## START GIVEN DATA
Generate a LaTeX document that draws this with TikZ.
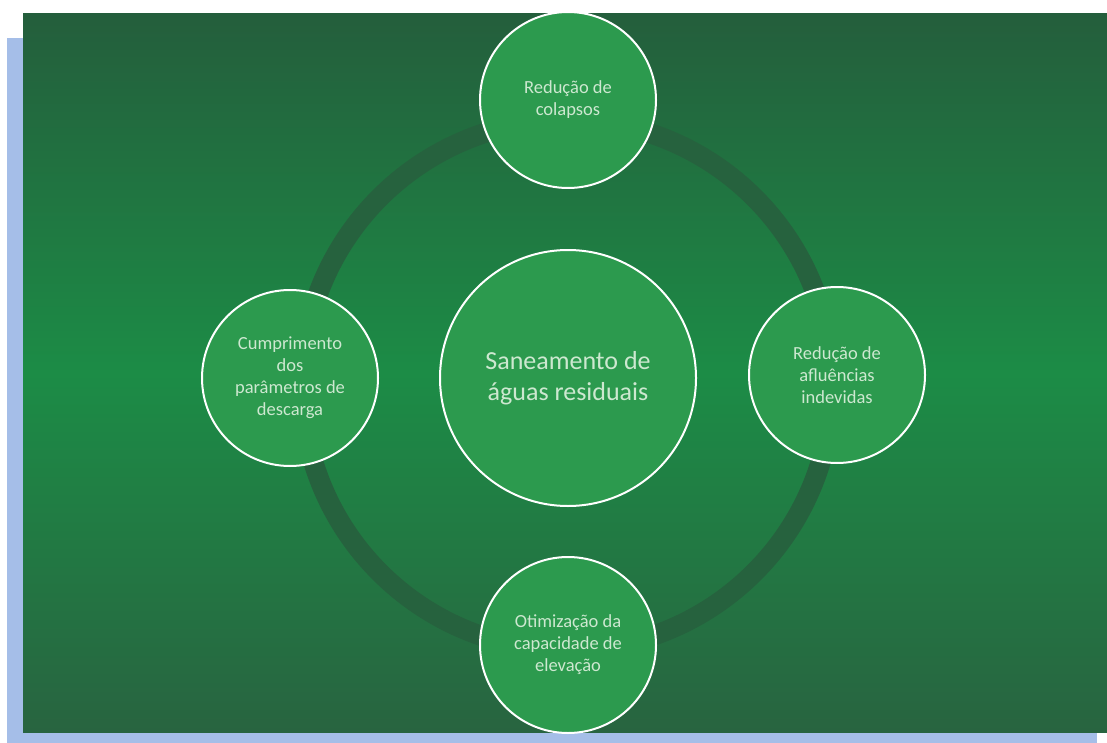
\documentclass[tikz,border=0pt]{standalone}
\usepackage{fontspec}
\setmainfont{Carlito}

\definecolor{bgtop}{RGB}{36,94,60}
\definecolor{bgmid}{RGB}{28,140,70}
\definecolor{bgbot}{RGB}{40,100,64}
\definecolor{discgreen}{RGB}{44,154,78}
\definecolor{ringgreen}{RGB}{38,98,62}
\definecolor{shadowblue}{RGB}{165,190,232}
\definecolor{labeltext}{RGB}{205,232,208}

\tikzstyle{topic} = [circle,draw=white,line width=2pt,fill=discgreen,minimum size=176pt,inner sep=0pt,align=center,text=labeltext,font=\fontsize{18.5}{22}\selectfont]
\tikzstyle{hub} = [topic,minimum size=256pt,font=\fontsize{26}{31}\selectfont]

\begin{document}
\begin{tikzpicture}[x=1pt,y=-1pt]
		\useasboundingbox (0,0) rectangle (1107,743);
		% backdrop
		\fill[shadowblue] (7,38) rectangle (1097,743);
		\shade[top color=bgtop,bottom color=bgbot,middle color=bgmid] (23,14) rectangle (1107,732);
		\draw[ringgreen,line width=20pt] (567,385) circle [radius=265];
		
		\node[hub] (sanea) at (568,378) {Saneamento de\\águas residuais};
		\node[topic] (colapsos) at (568,100) {Redução de\\colapsos};
		\node[topic] (descarga) at (290,378) {Cumprimento\\dos\\parâmetros de\\descarga};
		\node[topic] (afluencias) at (837,375) {Redução de\\afluências\\indevidas};
		\node[topic] (elevacao) at (568,645) {Otimização da\\capacidade de\\elevação};
		\end{tikzpicture}
\end{document}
## END GIVEN DATA
> [STATED TASK] Omit the pictures, then output the rest of the listing exactly.

> [RESULT OF THIS TASK]
Generate a LaTeX document that draws this with TikZ.
\documentclass[tikz,border=0pt]{standalone}
\usepackage{fontspec}
\setmainfont{Carlito}

\definecolor{bgtop}{RGB}{36,94,60}
\definecolor{bgmid}{RGB}{28,140,70}
\definecolor{bgbot}{RGB}{40,100,64}
\definecolor{discgreen}{RGB}{44,154,78}
\definecolor{ringgreen}{RGB}{38,98,62}
\definecolor{shadowblue}{RGB}{165,190,232}
\definecolor{labeltext}{RGB}{205,232,208}

\tikzstyle{topic} = [circle,draw=white,line width=2pt,fill=discgreen,minimum size=176pt,inner sep=0pt,align=center,text=labeltext,font=\fontsize{18.5}{22}\selectfont]
\tikzstyle{hub} = [topic,minimum size=256pt,font=\fontsize{26}{31}\selectfont]

\begin{document}
\begin{tikzpicture}[x=1pt,y=-1pt]
		\useasboundingbox (0,0) rectangle (1107,743);
		% backdrop
		\fill[shadowblue] (7,38) rectangle (1097,743);
		\shade[top color=bgtop,bottom color=bgbot,middle color=bgmid] (23,14) rectangle (1107,732);
		\draw[ringgreen,line width=20pt] (567,385) circle [radius=265];
		
		\node[hub] (sanea) at (568,378) {Saneamento de\\águas residuais};
		\node[topic] (colapsos) at (568,100) {Redução de\\colapsos};
		\node[topic] (descarga) at (290,378) {Cumprimento\\dos\\parâmetros de\\descarga};
		\node[topic] (afluencias) at (837,375) {Redução de\\afluências\\indevidas};
		\node[topic] (elevacao) at (568,645) {Otimização da\\capacidade de\\elevação};
		\end{tikzpicture}
\end{document}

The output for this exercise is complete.